> Task requirements
Extract the lines of the material below, beginning with the first and ending with the line that holds "(hce) at (655,37)". Skip every picture.

____

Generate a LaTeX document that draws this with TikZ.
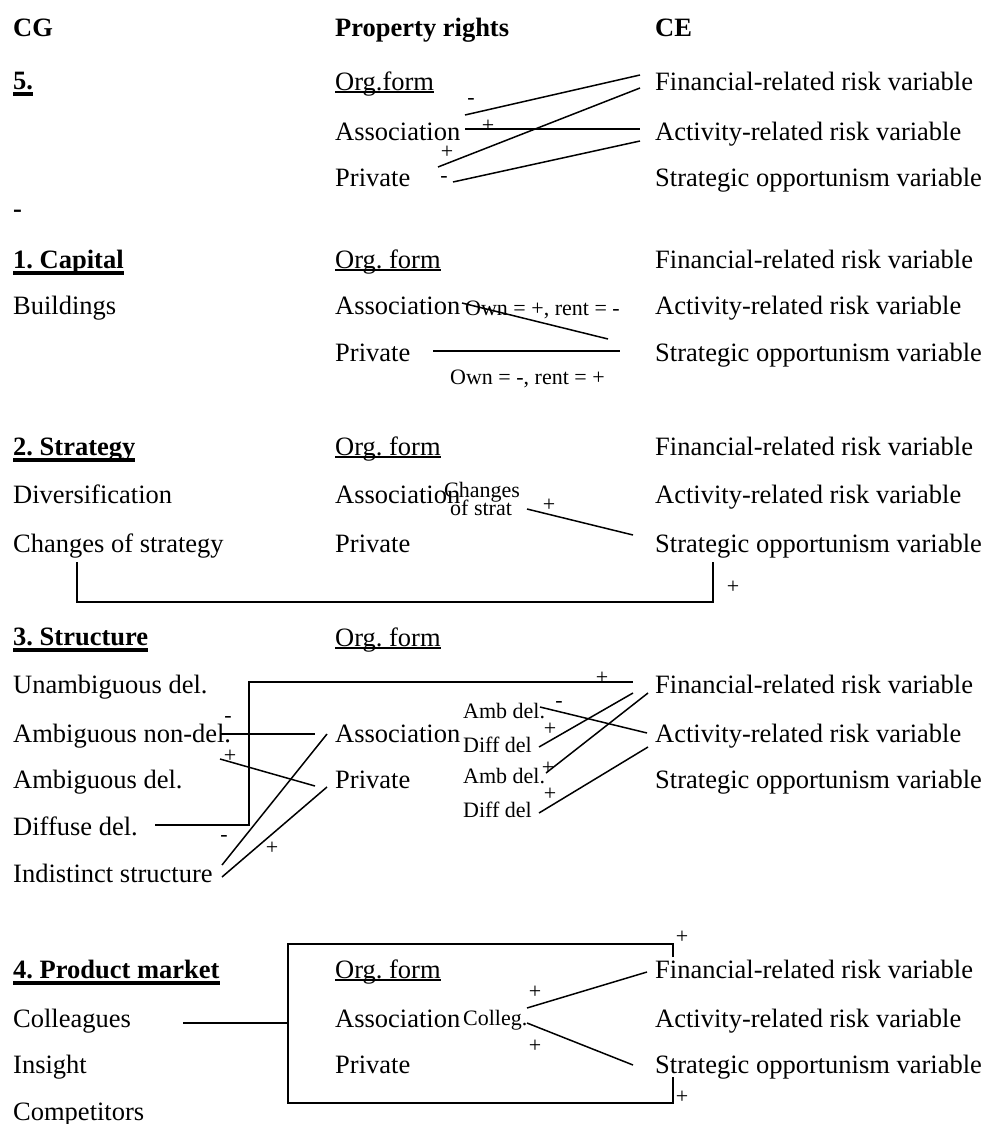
\documentclass[tikz,border=0pt]{standalone}
\usepackage{fontspec}
\setmainfont{Liberation Serif}
\frenchspacing
\newcommand\mainf{\fontsize{26.5pt}{30pt}\selectfont}
\newcommand\smf{\fontsize{22pt}{24pt}\selectfont}
\newlength\mywd
\newcommand\ulbold[1]{\settowidth\mywd{#1}\rlap{\rule[-0.25em]{\mywd}{0.12em}}#1}
\newcommand\ulreg[1]{\settowidth\mywd{#1}\rlap{\rule[-0.11em]{\mywd}{0.065em}}#1}
\tikzset{
  txt/.style={anchor=base west, inner sep=0pt, font=\mainf},
  hd/.style={anchor=base west, inner sep=0pt, font=\mainf\bfseries},
  sm/.style={anchor=base west, inner sep=0pt, font=\smf},
  lbl/.style={inner sep=0pt, font=\smf},
  ln/.style={line width=1.5pt},
}
\begin{document}
\begin{tikzpicture}[x=1pt,y=-1pt]
\useasboundingbox (0,0) rectangle (989,1124);
% headers
\node[hd] (hcg) at (13,37) {CG};
\node[hd] (hpr) at (335,37) {Property rights};
\node[hd] (hce) at (655,37) {CE};

% ---------------- section 5
\node[hd] (s5h) at (13,89) {\ulbold{5.}};
\node[txt] (s5o) at (335,90) {\ulreg{Org.form}};
\node[txt] (s5a) at (335,140) {Association};
\node[txt] (s5p) at (335,186) {Private};
\node[txt] (s5f) at (655,90) {Financial-related risk variable};
\node[txt] (s5c) at (655,140) {Activity-related risk variable};
\node[txt] (s5s) at (655,186) {Strategic opportunism variable};
\node[hd] (dash) at (13,217) {-};
\coordinate (a1) at (465,115); \coordinate (b1) at (640,75);
\coordinate (a2) at (465,129); \coordinate (b2) at (640,129);
\coordinate (a3) at (438,167); \coordinate (b3) at (640,88);
\coordinate (a4) at (453,182); \coordinate (b4) at (640,141);
\draw[ln] (a1) -- (b1);
\draw[ln] (a2) -- (b2);
\draw[ln] (a3) -- (b3);
\draw[ln] (a4) -- (b4);
\node[lbl] (l1) at (471,101) {-};
\node[lbl] (l2) at (488,126) {+};
\node[lbl] (l3) at (447,152) {+};
\node[lbl] (l4) at (444,179) {-};

% ---------------- section 1
\node[hd] (s1h) at (13,268) {\ulbold{1. Capital}};
\node[txt] (s1b) at (13,314) {Buildings};
\node[txt] (s1o) at (335,268) {\ulreg{Org. form}};
\node[txt] (s1a) at (335,314) {Association};
\node[txt] (s1p) at (335,361) {Private};
\node[txt] (s1f) at (655,268) {Financial-related risk variable};
\node[txt] (s1c) at (655,314) {Activity-related risk variable};
\node[txt] (s1s) at (655,361) {Strategic opportunism variable};
\node[sm] (own1) at (465,315) {Own = +, rent = -};
\node[sm] (own2) at (450,384) {Own = -, rent = +};
\coordinate (a5) at (462,303); \coordinate (b5) at (608,339);
\coordinate (a6) at (433,351); \coordinate (b6) at (620,351);
\draw[ln] (a5) -- (b5);
\draw[ln] (a6) -- (b6);

% ---------------- section 2
\node[hd] (s2h) at (13,455) {\ulbold{2. Strategy}};
\node[txt] (s2d) at (13,503) {Diversification};
\node[txt] (s2c) at (13,552) {Changes of strategy};
\node[txt] (s2o) at (335,455) {\ulreg{Org. form}};
\node[txt] (s2a) at (335,503) {Association};
\node[txt] (s2p) at (335,552) {Private};
\node[txt] (s2f) at (655,455) {Financial-related risk variable};
\node[txt] (s2v) at (655,503) {Activity-related risk variable};
\node[txt] (s2s) at (655,552) {Strategic opportunism variable};
\node[sm, anchor=base] (chg) at (482,497) {Changes};
\node[sm] (ofs) at (450,515) {of strat};
\coordinate (a7) at (527,509); \coordinate (b7) at (633,535);
\draw[ln] (a7) -- (b7);
\node[lbl] (l7) at (549,505) {+};
\coordinate (k1) at (77,562); \coordinate (k2) at (713,562);
\draw[ln] (k1) -- (77,602) -- (713,602) -- (k2);
\node[lbl] (l8) at (733,587) {+};

% ---------------- section 3
\node[hd] (s3h) at (13,645) {\ulbold{3. Structure}};
\node[txt] (s3u) at (13,693) {Unambiguous del.};
\node[txt] (s3an) at (13,742) {Ambiguous non-del.};
\node[txt] (s3ad) at (13,788) {Ambiguous del.};
\node[txt] (s3df) at (13,835) {Diffuse del.};
\node[txt] (s3in) at (13,882) {Indistinct structure};
\node[txt] (s3o) at (335,646) {\ulreg{Org. form}};
\node[txt] (s3a) at (335,742) {Association};
\node[txt] (s3p) at (335,788) {Private};
\node[txt] (s3f) at (655,693) {Financial-related risk variable};
\node[txt] (s3c) at (655,742) {Activity-related risk variable};
\node[txt] (s3s) at (655,788) {Strategic opportunism variable};
\node[sm] (am1) at (463,718) {Amb del.};
\node[sm] (df1) at (463,752) {Diff del};
\node[sm] (am2) at (463,783) {Amb del.};
\node[sm] (df2) at (463,817) {Diff del};
% bracket from Diffuse del. to Financial
\coordinate (c1) at (155,825); \coordinate (c2) at (633,682);
\draw[ln] (c1) -- (249,825) -- (249,682) -- (c2);
\node[lbl] (l9) at (602,678) {+};
\coordinate (a8) at (220,734); \coordinate (b8) at (315,734);
\coordinate (a9) at (220,759); \coordinate (b9) at (315,786);
\coordinate (a10) at (222,865); \coordinate (b10) at (327,734);
\coordinate (a11) at (222,877); \coordinate (b11) at (327,787);
\draw[ln] (a8) -- (b8);
\draw[ln] (a9) -- (b9);
\draw[ln] (a10) -- (b10);
\draw[ln] (a11) -- (b11);
\node[lbl] (l10) at (228,719) {-};
\node[lbl] (l11) at (230,756) {+};
\node[lbl] (l12) at (224,838) {-};
\node[lbl] (l13) at (272,848) {+};
\coordinate (a12) at (540,707); \coordinate (b12) at (647,733);
\coordinate (a13) at (539,747); \coordinate (b13) at (633,693);
\coordinate (a14) at (546,773); \coordinate (b14) at (648,693);
\coordinate (a15) at (539,813); \coordinate (b15) at (648,747);
\draw[ln] (a12) -- (b12);
\draw[ln] (a13) -- (b13);
\draw[ln] (a14) -- (b14);
\draw[ln] (a15) -- (b15);
\node[lbl] (l14) at (559,704) {-};
\node[lbl] (l15) at (550,729) {+};
\node[lbl] (l16) at (548,768) {+};
\node[lbl] (l17) at (550,794) {+};

% ---------------- section 4
\node[hd] (s4h) at (13,978) {\ulbold{4. Product market}};
\node[txt] (s4c) at (13,1027) {Colleagues};
\node[txt] (s4i) at (13,1073) {Insight};
\node[txt] (s4k) at (13,1120) {Competitors};
\node[txt] (s4o) at (335,978) {\ulreg{Org. form}};
\node[txt] (s4a) at (335,1027) {Association};
\node[txt] (s4p) at (335,1073) {Private};
\node[txt] (s4f) at (655,978) {Financial-related risk variable};
\node[txt] (s4v) at (655,1027) {Activity-related risk variable};
\node[txt] (s4s) at (655,1073) {Strategic opportunism variable};
\node[sm] (colg) at (463,1025) {Colleg.};
% open box: left, top, bottom sides, short ticks on the right
\coordinate (t1) at (673,957); \coordinate (t2) at (673,1077);
\draw[ln] (t1) -- (673,944) -- (288,944) -- (288,1103) -- (673,1103) -- (t2);
\coordinate (e1) at (183,1023); \coordinate (e2) at (288,1023);
\draw[ln] (e1) -- (e2);
\node[lbl] (l18) at (682,937) {+};
\node[lbl] (l19) at (682,1097) {+};
\coordinate (a16) at (527,1008); \coordinate (b16) at (647,972);
\coordinate (a17) at (527,1023); \coordinate (b17) at (633,1065);
\draw[ln] (a16) -- (b16);
\draw[ln] (a17) -- (b17);
\node[lbl] (l20) at (535,992) {+};
\node[lbl] (l21) at (535,1046) {+};
\end{tikzpicture}
\end{document}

____

> Answer to this exercise
Generate a LaTeX document that draws this with TikZ.
\documentclass[tikz,border=0pt]{standalone}
\usepackage{fontspec}
\setmainfont{Liberation Serif}
\frenchspacing
\newcommand\mainf{\fontsize{26.5pt}{30pt}\selectfont}
\newcommand\smf{\fontsize{22pt}{24pt}\selectfont}
\newlength\mywd
\newcommand\ulbold[1]{\settowidth\mywd{#1}\rlap{\rule[-0.25em]{\mywd}{0.12em}}#1}
\newcommand\ulreg[1]{\settowidth\mywd{#1}\rlap{\rule[-0.11em]{\mywd}{0.065em}}#1}
\tikzset{
  txt/.style={anchor=base west, inner sep=0pt, font=\mainf},
  hd/.style={anchor=base west, inner sep=0pt, font=\mainf\bfseries},
  sm/.style={anchor=base west, inner sep=0pt, font=\smf},
  lbl/.style={inner sep=0pt, font=\smf},
  ln/.style={line width=1.5pt},
}
\begin{document}
\begin{tikzpicture}[x=1pt,y=-1pt]
\useasboundingbox (0,0) rectangle (989,1124);
% headers
\node[hd] (hcg) at (13,37) {CG};
\node[hd] (hpr) at (335,37) {Property rights};
\node[hd] (hce) at (655,37) {CE};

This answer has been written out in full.